1. At a Glance – The Headline That Hurts
New Delhi Television Ltd (NDTV) today is what happens when credibility, reach, and brand power walk into a room… and the balance sheet flips the table. With a market cap of ₹918 crore, a current price of ₹81.4, and a book value of -₹7.85, NDTV is the rare listed media company that manages to be everywhere on your screen and deeply uncomfortable in your portfolio.
Q3 FY26 delivered ₹150 crore in quarterly revenue (YoY sales growth ~13%), but the party ended there. The quarter closed with a ₹80 crore net loss, operating margins at a savage -41%, and debt ballooning to ₹464 crore. ROE? A spectacular -133%—the kind of number usually reserved for case studies titled “How Not To Do Capital Allocation.”
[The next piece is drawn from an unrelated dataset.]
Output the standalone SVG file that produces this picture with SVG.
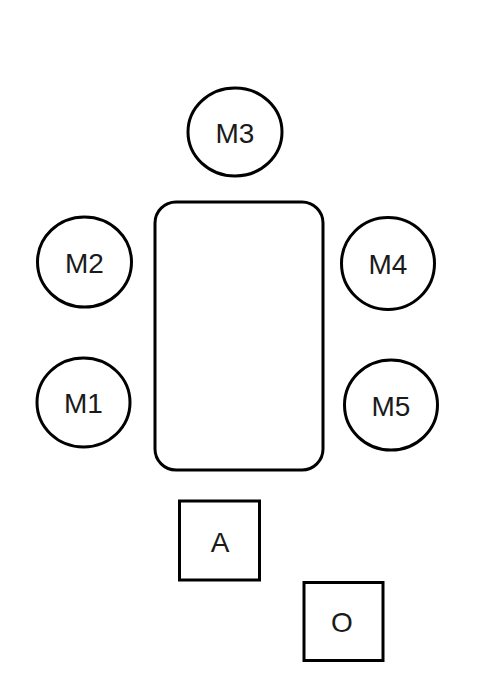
<svg xmlns="http://www.w3.org/2000/svg" width="485" height="686" viewBox="0 0 485 686">
<style>
.s{fill:#fff;stroke:#000;stroke-width:3}
.t{font-family:"Liberation Sans",Arial,sans-serif;font-size:28px;fill:#1a1a1a;text-anchor:middle;dominant-baseline:central}
</style>
<rect width="485" height="686" fill="#fff"/>
<g id="connectors"></g>
<g id="M3"><ellipse class="s" cx="235" cy="132" rx="47" ry="44"/><text class="t" x="235" y="133">M3</text></g>
<g id="M2"><ellipse class="s" cx="84.5" cy="262" rx="47" ry="45"/><text class="t" x="84.5" y="263">M2</text></g>
<g id="M4"><ellipse class="s" cx="388" cy="263.5" rx="46.5" ry="46"/><text class="t" x="388" y="264.5">M4</text></g>
<g id="M1"><ellipse class="s" cx="83.5" cy="402.5" rx="46.5" ry="44.5"/><text class="t" x="83.5" y="403.5">M1</text></g>
<g id="M5"><ellipse class="s" cx="391" cy="405" rx="46.5" ry="45"/><text class="t" x="391" y="406">M5</text></g>
<g id="table"><rect class="s" x="155" y="202" width="168" height="268" rx="21"/></g>
<g id="A"><rect class="s" x="179.5" y="501" width="80" height="79"/><text class="t" x="220" y="542">A</text></g>
<g id="O"><rect class="s" x="304" y="582.5" width="79" height="78"/><text class="t" x="342" y="622">O</text></g>
</svg>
Promoters, however, are doubling down. Promoter holding rose to 69.02%, helped by a ₹396.5 crore rights issue, oversubscribed and fully utilised (as per filings). NDTV now has fresh capital, a new CEO, expanded regional presence, and global digital ambitions.
The question is brutal and simple:
Is NDTV a turnaround-in-progress… or just expensive journalism funded by shareholder optimism?
2. Introduction – From Newsroom Royalty to Rights Issue Regular
NDTV isn’t some fly-by-night channel shouting breaking news from a basement studio. Founded in 1988, NDTV helped define English television journalism in India. For decades, it stood for editorial depth, global standards, and sober news delivery—basically the anti-thesis of loud prime-time theatrics.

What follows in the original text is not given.